Aujourd’hui sort en librairie l’enquête de Linda Caille, journaliste spécialisée dans l’information religieuse, sous le titre « Soldats de Jésus. Les évangéliques à la conquête de la France. » Le but de ce petit billet n’est pas de faire une revue détaillée du livre au titre guerrier, mais d’évoquer les paragraphes qui traitent plus spécialement des préoccupations de ce blog: les rapports entre la science et la foi chrétienne, plus particulièrement la foi de sensibilité évangélique.
Linda Caille m’a interviewé très courtoisement et nous avons échangé par internet. J’étais donc impatient de lire ses conclusions sur un sujet aussi pointu.
La question du créationnisme et des rapports difficiles entre l’évolution et le monde évangélique est abordée dans un chapitre traitant de sujets de société qui font souvent passer les évangéliques pour des « extra terrestres » : « on ne couche pas avant le mariage, mais jusqu’où peut-on aller ? ». Le rejet de la théorie de l’évolution par une majorité d’évangéliques rentre pour Linda Caille dans cette catégorie. D’emblée, L. C. cite Judith « fille de Pentecôtistes » :
» « En fait, pour nous les évangéliques, l’homme ne peut pas avoir été conçu à l’image de Dieu et « descendre du singe ». C’est incompatible. » Voilà une question sur laquelle les positions évangéliques paraissent iconoclastes : l’origine du monde. « Dans la communauté évangélique, tous croient que Dieu a créé le monde. Comment s’y est-il pris ? C’est là qu’il existe des divergences, explique Benoît Hébert, quarante et un ans, normalien, agrégé de physique et pasteur évangélique à Valenciennes. En tant que chrétien et scientifique, je crois que Dieu est souverain sur la Création. Cette vision s’accorde tout à fait avec ce que la science a démontré : l’homme et les espèces vivantes sont apparus à l’issue d’un processus évolutif. » »

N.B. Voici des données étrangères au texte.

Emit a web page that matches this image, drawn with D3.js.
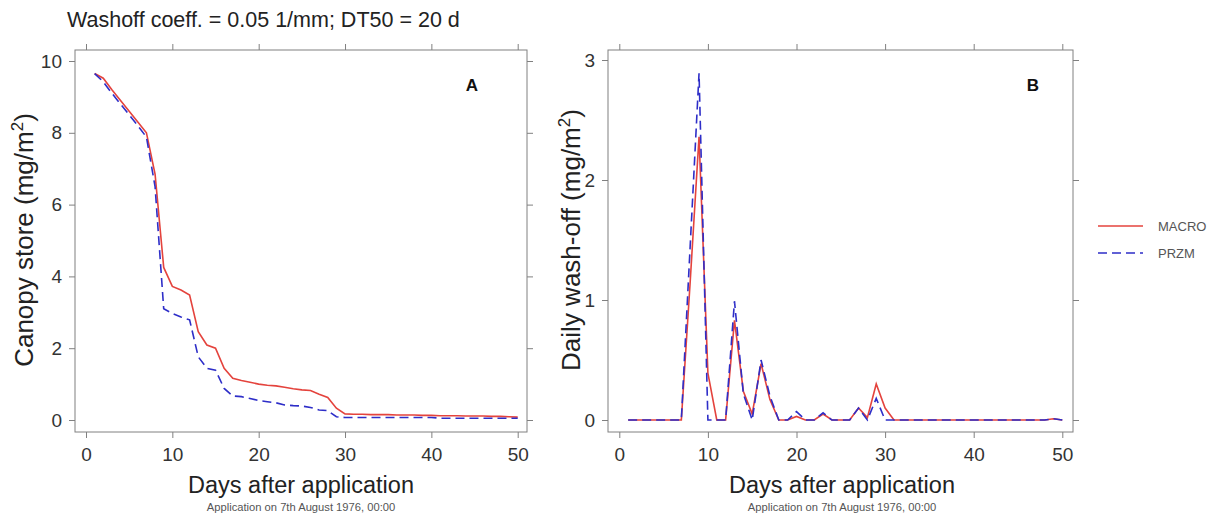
<!DOCTYPE html>
<html><head><meta charset="utf-8">
<script src="https://cdn.jsdelivr.net/npm/d3@7"></script>
<style>
body{margin:0;background:#fff;}
text{font-family:"Liberation Sans",Arial,sans-serif;}
</style></head>
<body><svg id="c" width="1218" height="515"></svg>
<script>
const days = d3.range(1, 51);
const macroStore = [9.65,9.52,9.2,8.9,8.6,8.3,8.0,6.85,4.25,3.72,3.62,3.48,2.46,2.09,2.0,1.44,1.16,1.1,1.05,1.0,0.97,0.95,0.91,0.87,0.84,0.82,0.72,0.63,0.33,0.17,0.16,0.16,0.15,0.15,0.15,0.14,0.14,0.14,0.13,0.13,0.12,0.12,0.12,0.11,0.11,0.11,0.1,0.1,0.09,0.08];
const przmStore = [9.65,9.42,9.1,8.8,8.5,8.2,7.88,6.5,3.1,2.97,2.87,2.79,1.76,1.44,1.39,0.88,0.67,0.65,0.6,0.54,0.51,0.48,0.42,0.4,0.39,0.35,0.28,0.26,0.09,0.07,0.07,0.07,0.07,0.07,0.07,0.07,0.07,0.07,0.07,0.07,0.05,0.05,0.05,0.05,0.05,0.05,0.05,0.05,0.05,0.05];
const macroWash = [0,0,0,0,0,0,0,1.15,2.36,0.39,0,0,0.83,0.24,0.05,0.47,0.17,0,0,0.03,0,0,0.05,0,0,0,0.1,0.02,0.3,0.1,0,0,0,0,0,0,0,0,0,0,0,0,0,0,0,0,0,0,0.01,0];
const przmWash = [0,0,0,0,0,0,0,1.45,2.89,0,0,0,0.99,0.22,0,0.5,0.2,0,0,0.07,0,0,0.06,0,0,0,0.1,0,0.18,0,0,0,0,0,0,0,0,0,0,0,0,0,0,0,0,0,0,0,0.01,0];
const xTicks = [0,10,20,30,40,50];
const yTicksA = [0,2,4,6,8,10];
const yTicksB = [0,1,2,3];
const seriesNames = ["MACRO","PRZM"];
const colors = {MACRO:"#e4433d", PRZM:"#2e2ec8"};

const svg = d3.select("#c");
const axisColor = "#808080";

svg.append("text").attr("x",67).attr("y",27).attr("font-size",21.5).attr("fill","#222")
  .text("Washoff coeff. = 0.05 1/mm; DT50 = 20 d");

function panel(o){
  const g = svg.append("g");
  const x = d3.scaleLinear().domain([0,50]).range([o.x0,o.x50]);
  const y = d3.scaleLinear().domain([0,o.ymax]).range([420,o.ytop]);
  g.append("rect").attr("x",o.bl).attr("y",50).attr("width",o.br-o.bl).attr("height",432-50)
    .attr("fill","none").attr("stroke",axisColor).attr("stroke-width",1);
  const fmt = d3.format("d");
  const bottom = d3.axisBottom(x).tickValues(xTicks).tickSize(6).tickPadding(10).tickFormat(fmt);
  const ab = g.append("g").attr("transform",`translate(0,432)`).call(bottom);
  const top = d3.axisTop(x).tickValues(xTicks).tickSize(6).tickFormat("");
  const at = g.append("g").attr("transform",`translate(0,50)`).call(top);
  const left = d3.axisLeft(y).tickValues(o.yt).tickSize(6).tickPadding(7).tickFormat(fmt);
  const al = g.append("g").attr("transform",`translate(${o.bl},0)`).call(left);
  const right = d3.axisRight(y).tickValues(o.yt).tickSize(6).tickFormat("");
  const ar = g.append("g").attr("transform",`translate(${o.br},0)`).call(right);
  [ab,at,al,ar].forEach(a=>{
    a.select(".domain").remove();
    a.selectAll(".tick line").attr("stroke",axisColor);
    a.selectAll(".tick text").attr("font-size",19).attr("fill","#333")
      .attr("font-family","Liberation Sans, Arial, sans-serif");
  });
  const line = d3.line().x((d,i)=>x(days[i])).y(d=>y(d));
  g.append("path").datum(o.m).attr("d",line).attr("fill","none")
    .attr("stroke",colors.MACRO).attr("stroke-width",1.6);
  g.append("path").datum(o.p).attr("d",line).attr("fill","none")
    .attr("stroke",colors.PRZM).attr("stroke-width",1.6).attr("stroke-dasharray","9,5");
  g.append("text").attr("x",o.lx).attr("y",91).attr("font-size",17).attr("font-weight","bold")
    .attr("text-anchor","middle").attr("fill","#111").text(o.letter);
  const yl = g.append("text").attr("transform",`translate(${o.ylx},240) rotate(-90)`)
    .attr("text-anchor","middle").attr("font-size",26).attr("fill","#222");
  yl.append("tspan").text(o.ylabel+" (mg/m");
  yl.append("tspan").attr("font-size",17).attr("dy",-10).text("2");
  yl.append("tspan").attr("dy",10).text(")");
  const cx = o.xlc;
  g.append("text").attr("x",cx).attr("y",493).attr("text-anchor","middle").attr("font-size",23.5)
    .attr("fill","#222").text("Days after application");
  g.append("text").attr("x",cx).attr("y",511).attr("text-anchor","middle").attr("font-size",11.2)
    .attr("fill","#555").text("Application on 7th August 1976, 00:00");
}

panel({x0:86,x50:517.7,bl:75,br:527,ymax:10,ytop:61,yt:yTicksA,m:macroStore,p:przmStore,
  letter:"A",lx:472,ylx:33,ylabel:"Canopy store",xlc:301});
panel({x0:619.3,x50:1062.3,bl:608,br:1073,ymax:3,ytop:60,yt:yTicksB,m:macroWash,p:przmWash,
  letter:"B",lx:1033,ylx:580,ylabel:"Daily wash-off",xlc:842});

const lg = svg.append("g");
seriesNames.forEach((s,i)=>{
  const yy = 226 + i*27;
  lg.append("line").attr("x1",1098).attr("x2",1143).attr("y1",yy).attr("y2",yy)
    .attr("stroke",colors[s]).attr("stroke-width",1.6)
    .attr("stroke-dasharray", s==="PRZM" ? "9,5" : null);
  lg.append("text").attr("x",1158).attr("y",yy+5).attr("font-size",13).attr("fill","#555").text(s);
});
</script></body></html>
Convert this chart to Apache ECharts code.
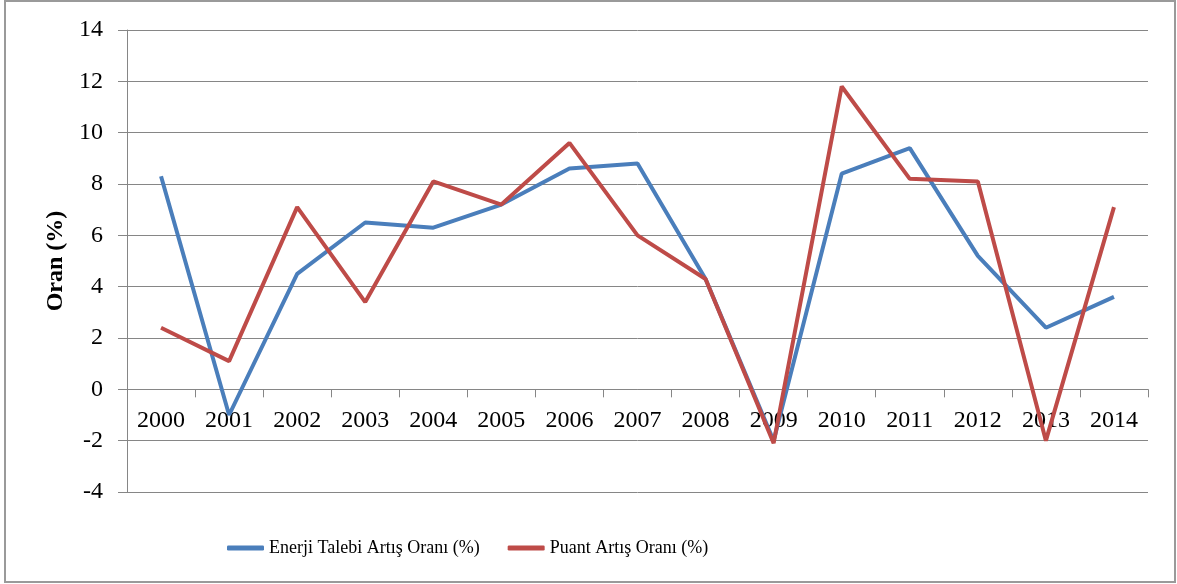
<!DOCTYPE html>
<html>
<head>
<meta charset="utf-8">
<script src="https://cdn.jsdelivr.net/npm/echarts@6/dist/echarts.min.js"></script>
<style>
  html, body { margin: 0; padding: 0; background: #fff; }
  #chart { width: 1177px; height: 584px; }
</style>
</head>
<body>
<div id="chart"></div>
<script>
// values
var years = ['2000', '2001', '2002', '2003', '2004', '2005', '2006', '2007',
             '2008', '2009', '2010', '2011', '2012', '2013', '2014'];
var enerjiTalebi = [8.3, -1.0, 4.5, 6.5, 6.3, 7.2, 8.6, 8.8, 4.3, -2.0, 8.4, 9.4, 5.2, 2.4, 3.6];
var puant = [2.4, 1.1, 7.1, 3.4, 8.1, 7.2, 9.6, 6.0, 4.3, -2.1, 11.8, 8.2, 8.1, -2.0, 7.1];
var yTicks = { min: -4, max: 14, interval: 2 };

var gray = '#868686';
var font = '"Liberation Serif", "Times New Roman", serif';

// plot area, px
var gridTop = 30, gridBottom = 92, plotH = 584 - gridTop - gridBottom;
// the category axis sits on the zero line, labels just under it
var zeroOffset = -plotH * (0 - yTicks.min) / (yTicks.max - yTicks.min);

var chart = echarts.init(document.getElementById('chart'));
chart.setOption({
    animation: false,
    graphic: [{
        type: 'rect',
        shape: { x: 5, y: 1, width: 1170, height: 581 },
        style: { fill: 'none', stroke: '#9a9a9a', lineWidth: 2 },
        silent: true
    }],
    grid: { left: 127, right: 29, top: gridTop, bottom: gridBottom },
    legend: {
        left: 222,
        top: 534,
        icon: 'roundRect',
        itemWidth: 37,
        itemHeight: 5,
        itemGap: 28,
        textStyle: { fontFamily: font, fontSize: 18, color: '#000' },
        data: ['Enerji Talebi Artış Oranı (%)', 'Puant Artış Oranı (%)']
    },
    xAxis: {
        type: 'category',
        data: years,
        boundaryGap: true,
        offset: zeroOffset,
        axisLine: { onZero: false, lineStyle: { color: gray, width: 1 } },
        axisTick: { show: true, length: 8, lineStyle: { color: gray } },
        axisLabel: { margin: 19, fontFamily: font, fontSize: 24, color: '#000', interval: 0 }
    },
    yAxis: {
        type: 'value',
        min: yTicks.min,
        max: yTicks.max,
        interval: yTicks.interval,
        name: 'Oran (%)',
        nameLocation: 'middle',
        nameGap: 57,
        nameTextStyle: { fontFamily: font, fontSize: 24, fontWeight: 'bold', color: '#000' },
        axisLine: { show: true, lineStyle: { color: gray, width: 1 } },
        axisTick: { show: true, length: 9, lineStyle: { color: gray } },
        axisLabel: { margin: 24, fontFamily: font, fontSize: 24, color: '#000' },
        splitLine: { lineStyle: { color: gray, width: 1 } }
    },
    series: [
        {
            name: 'Enerji Talebi Artış Oranı (%)',
            type: 'line',
            data: enerjiTalebi,
            symbol: 'none',
            color: '#4A7EBB',
            lineStyle: { width: 4, color: '#4A7EBB' }
        },
        {
            name: 'Puant Artış Oranı (%)',
            type: 'line',
            data: puant,
            symbol: 'none',
            color: '#BE4B48',
            lineStyle: { width: 4, color: '#BE4B48' }
        }
    ]
});
</script>
</body>
</html>
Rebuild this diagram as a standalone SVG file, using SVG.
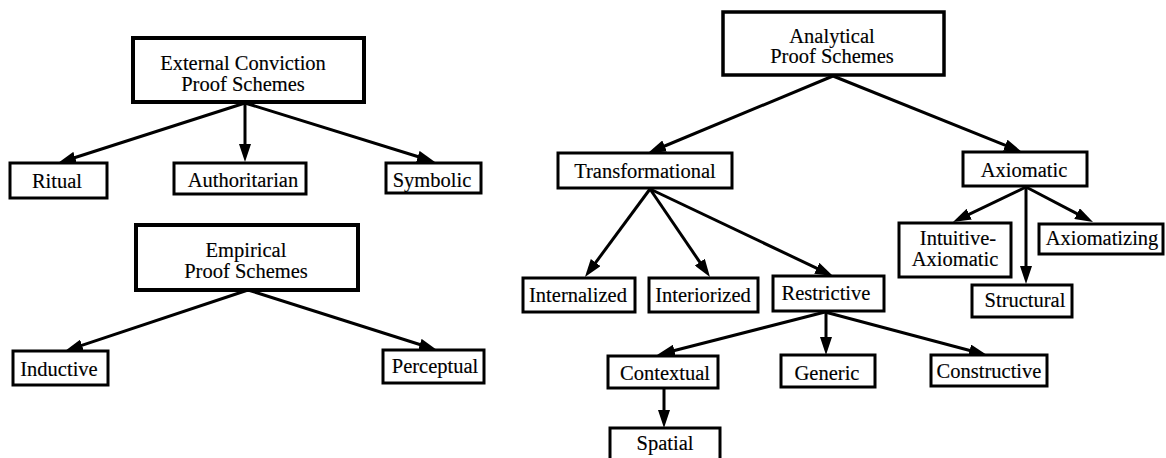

…Selon LC,Le « créationnisme » résume bien la position des évangéliques. …
» Le créationnisme se fonde sur une lecture au pied de la lettre de la Genèse, où le monde et toutes les espèces vivantes sont conçus en six jours et l’homme créé à l’image de Dieu. »
Le créationnisme caractérise certainement les mouvements évangéliques américains, mais la généralisation faite par LC concernant la France me semble très excessive. L’existence de ce blog en est la démonstration.
Selon LC, » En France , la théorie du « dessein intelligent » remporte un vif succès chez les évangéliques. »
Cette affirmation est complètement fausse. L’immense majorité des chrétiens évangéliques et des pasteurs français ignorent (et ils ne manquent rien) jusqu’à l’existence même du mouvement américain de l’Intelligent Design. Alors aller jusqu’à affirmer que cette théorie « remporte un grand succès »…
J’ai la nette impression que LC confond deux notions tout à fait différentes : croire que Dieu a conçu les lois de la nature et qu’il gouverne l’univers d’une part et être partisan du mouvement anti évolution de l’ID d’autre part.
LC cite de façon tout à fait fidèle mes propos mais elle les introduit d’une façon qui ne me convient guère.
« Benoît Hébert relativise toutefois la place du texte biblique et de la Genèse: »La Bible est la Parole de Dieu, mais elle n’est pas un livre de sciences de la vie et de la terre. En inspirant les auteurs de la Bible, le Saint Esprit s’est adapté aux connaissances scientifiques de leu époque. Si le Saint Esprit a révélé des vérités éternelles sur Jésus et sur la nature humaine dans la Bible, cette dernière n’est pas là pour nous apprendre la science. » »
J’ai peur que l’expression « relativiser la place du texte biblique et de la Genèse » soit pour beaucoup synonyme de « reconnait que le texte biblique et la Genèse sont des textes dépassés par les découvertes de la science ». J’aurais largement préféré en guise d’introduction à mes propos « Benoît Hébert reconnait tout à fait que le texte biblique et la Genèse conservent toute leur portée spirituelle pour l’homme et la femme d’aujourd’hui, mais il ne reconnait pas à ces textes une vocation d’ordre scientifique. »
Chère Linda, ne m’en veuillez pas si vous me trouvez un peu sévère. J’ai beaucoup apprécié le contact que nous avons eu. Votre ouvrage contient des informations qui intéresseront plus d’un lecteur j’en suis sûr. Vous soulignez à juste titre que le créationnisme a une influence indéniable sur le monde évangélique français, mais c’est loin d’être la seule position admise.